Copy the records that follow exactly as written, but not their pictures.

(Records with drawing code)
○ ○ ○

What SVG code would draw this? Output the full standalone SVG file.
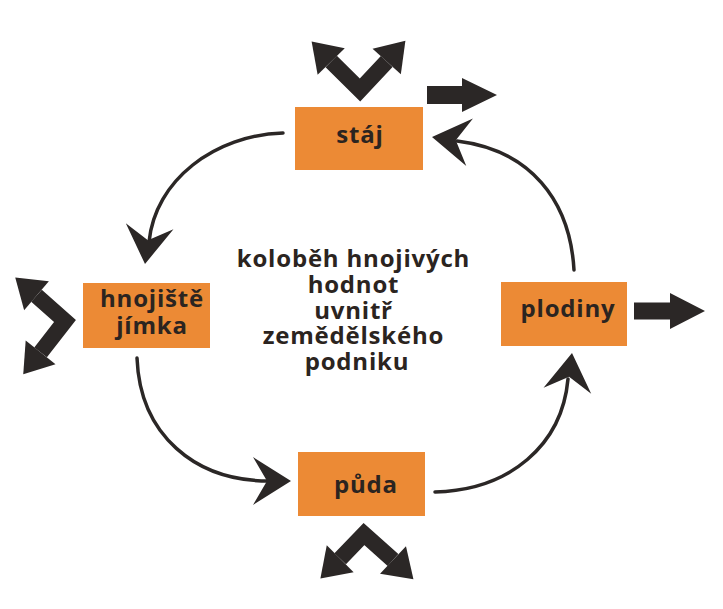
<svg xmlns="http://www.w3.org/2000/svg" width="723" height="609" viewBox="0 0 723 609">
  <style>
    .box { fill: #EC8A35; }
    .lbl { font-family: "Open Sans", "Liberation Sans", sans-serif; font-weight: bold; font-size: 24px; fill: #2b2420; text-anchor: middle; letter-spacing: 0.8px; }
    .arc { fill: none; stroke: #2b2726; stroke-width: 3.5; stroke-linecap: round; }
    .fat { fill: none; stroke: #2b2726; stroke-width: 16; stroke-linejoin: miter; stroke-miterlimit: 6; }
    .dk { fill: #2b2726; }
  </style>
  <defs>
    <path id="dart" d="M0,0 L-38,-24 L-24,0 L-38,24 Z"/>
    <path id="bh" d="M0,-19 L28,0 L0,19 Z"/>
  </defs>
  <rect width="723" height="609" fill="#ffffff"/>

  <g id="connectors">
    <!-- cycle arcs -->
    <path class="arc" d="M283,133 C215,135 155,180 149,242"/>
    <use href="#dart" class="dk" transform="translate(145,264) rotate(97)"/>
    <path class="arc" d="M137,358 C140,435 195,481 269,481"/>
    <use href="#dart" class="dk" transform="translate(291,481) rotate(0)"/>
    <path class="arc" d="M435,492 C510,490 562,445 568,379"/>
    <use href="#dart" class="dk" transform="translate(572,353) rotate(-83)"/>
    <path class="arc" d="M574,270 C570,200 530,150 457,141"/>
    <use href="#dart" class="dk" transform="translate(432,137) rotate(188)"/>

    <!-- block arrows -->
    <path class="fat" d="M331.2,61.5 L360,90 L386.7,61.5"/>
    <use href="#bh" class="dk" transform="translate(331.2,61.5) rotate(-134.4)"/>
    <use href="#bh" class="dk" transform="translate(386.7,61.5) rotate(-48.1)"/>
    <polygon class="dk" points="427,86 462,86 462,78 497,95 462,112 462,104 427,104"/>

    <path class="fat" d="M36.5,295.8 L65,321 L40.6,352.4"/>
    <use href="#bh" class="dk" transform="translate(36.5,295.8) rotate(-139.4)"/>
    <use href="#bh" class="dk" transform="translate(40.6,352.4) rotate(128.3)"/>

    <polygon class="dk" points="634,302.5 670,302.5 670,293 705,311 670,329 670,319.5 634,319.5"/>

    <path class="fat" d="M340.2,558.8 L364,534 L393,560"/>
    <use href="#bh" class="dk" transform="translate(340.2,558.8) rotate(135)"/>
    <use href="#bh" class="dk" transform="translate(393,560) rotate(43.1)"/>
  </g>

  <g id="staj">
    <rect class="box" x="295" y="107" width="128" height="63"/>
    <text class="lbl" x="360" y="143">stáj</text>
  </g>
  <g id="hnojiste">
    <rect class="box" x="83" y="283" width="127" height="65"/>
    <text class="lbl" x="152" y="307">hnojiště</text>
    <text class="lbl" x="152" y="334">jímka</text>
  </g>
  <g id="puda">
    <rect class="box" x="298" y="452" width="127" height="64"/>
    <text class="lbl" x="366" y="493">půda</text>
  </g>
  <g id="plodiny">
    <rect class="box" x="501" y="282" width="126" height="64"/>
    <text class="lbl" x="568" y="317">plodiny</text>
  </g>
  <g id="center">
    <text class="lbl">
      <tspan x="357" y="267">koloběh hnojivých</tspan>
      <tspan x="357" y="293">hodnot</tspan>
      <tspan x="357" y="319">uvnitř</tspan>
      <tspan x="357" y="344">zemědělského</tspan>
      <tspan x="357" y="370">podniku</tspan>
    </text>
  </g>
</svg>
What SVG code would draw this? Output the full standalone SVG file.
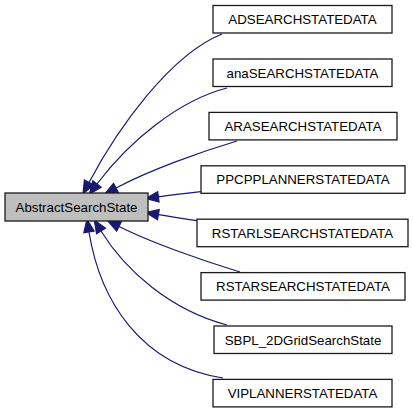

○ ○ ○

▸ **Exercise result**:
What SVG code would draw this? Output the full standalone SVG file.
<svg xmlns="http://www.w3.org/2000/svg" width="723" height="609" viewBox="0 0 723 609">
  <style>
    .box { fill: #EC8A35; }
    .lbl { font-family: "Open Sans", "Liberation Sans", sans-serif; font-weight: bold; font-size: 24px; fill: #2b2420; text-anchor: middle; letter-spacing: 0.8px; }
    .arc { fill: none; stroke: #2b2726; stroke-width: 3.5; stroke-linecap: round; }
    .fat { fill: none; stroke: #2b2726; stroke-width: 16; stroke-linejoin: miter; stroke-miterlimit: 6; }
    .dk { fill: #2b2726; }
  </style>
  <defs>
    <path id="dart" d="M0,0 L-38,-24 L-24,0 L-38,24 Z"/>
    <path id="bh" d="M0,-19 L28,0 L0,19 Z"/>
  </defs>
  <rect width="723" height="609" fill="#ffffff"/>

  <g id="connectors">
    <!-- cycle arcs -->
    <path class="arc" d="M283,133 C215,135 155,180 149,242"/>
    <use href="#dart" class="dk" transform="translate(145,264) rotate(97)"/>
    <path class="arc" d="M137,358 C140,435 195,481 269,481"/>
    <use href="#dart" class="dk" transform="translate(291,481) rotate(0)"/>
    <path class="arc" d="M435,492 C510,490 562,445 568,379"/>
    <use href="#dart" class="dk" transform="translate(572,353) rotate(-83)"/>
    <path class="arc" d="M574,270 C570,200 530,150 457,141"/>
    <use href="#dart" class="dk" transform="translate(432,137) rotate(188)"/>

    <!-- block arrows -->
    <path class="fat" d="M331.2,61.5 L360,90 L386.7,61.5"/>
    <use href="#bh" class="dk" transform="translate(331.2,61.5) rotate(-134.4)"/>
    <use href="#bh" class="dk" transform="translate(386.7,61.5) rotate(-48.1)"/>
    <polygon class="dk" points="427,86 462,86 462,78 497,95 462,112 462,104 427,104"/>

    <path class="fat" d="M36.5,295.8 L65,321 L40.6,352.4"/>
    <use href="#bh" class="dk" transform="translate(36.5,295.8) rotate(-139.4)"/>
    <use href="#bh" class="dk" transform="translate(40.6,352.4) rotate(128.3)"/>

    <polygon class="dk" points="634,302.5 670,302.5 670,293 705,311 670,329 670,319.5 634,319.5"/>

    <path class="fat" d="M340.2,558.8 L364,534 L393,560"/>
    <use href="#bh" class="dk" transform="translate(340.2,558.8) rotate(135)"/>
    <use href="#bh" class="dk" transform="translate(393,560) rotate(43.1)"/>
  </g>

  <g id="staj">
    <rect class="box" x="295" y="107" width="128" height="63"/>
    <text class="lbl" x="360" y="143">stáj</text>
  </g>
  <g id="hnojiste">
    <rect class="box" x="83" y="283" width="127" height="65"/>
    <text class="lbl" x="152" y="307">hnojiště</text>
    <text class="lbl" x="152" y="334">jímka</text>
  </g>
  <g id="puda">
    <rect class="box" x="298" y="452" width="127" height="64"/>
    <text class="lbl" x="366" y="493">půda</text>
  </g>
  <g id="plodiny">
    <rect class="box" x="501" y="282" width="126" height="64"/>
    <text class="lbl" x="568" y="317">plodiny</text>
  </g>
  <g id="center">
    <text class="lbl">
      <tspan x="357" y="267">koloběh hnojivých</tspan>
      <tspan x="357" y="293">hodnot</tspan>
      <tspan x="357" y="319">uvnitř</tspan>
      <tspan x="357" y="344">zemědělského</tspan>
      <tspan x="357" y="370">podniku</tspan>
    </text>
  </g>
</svg>
What SVG code would draw this? Output the full standalone SVG file.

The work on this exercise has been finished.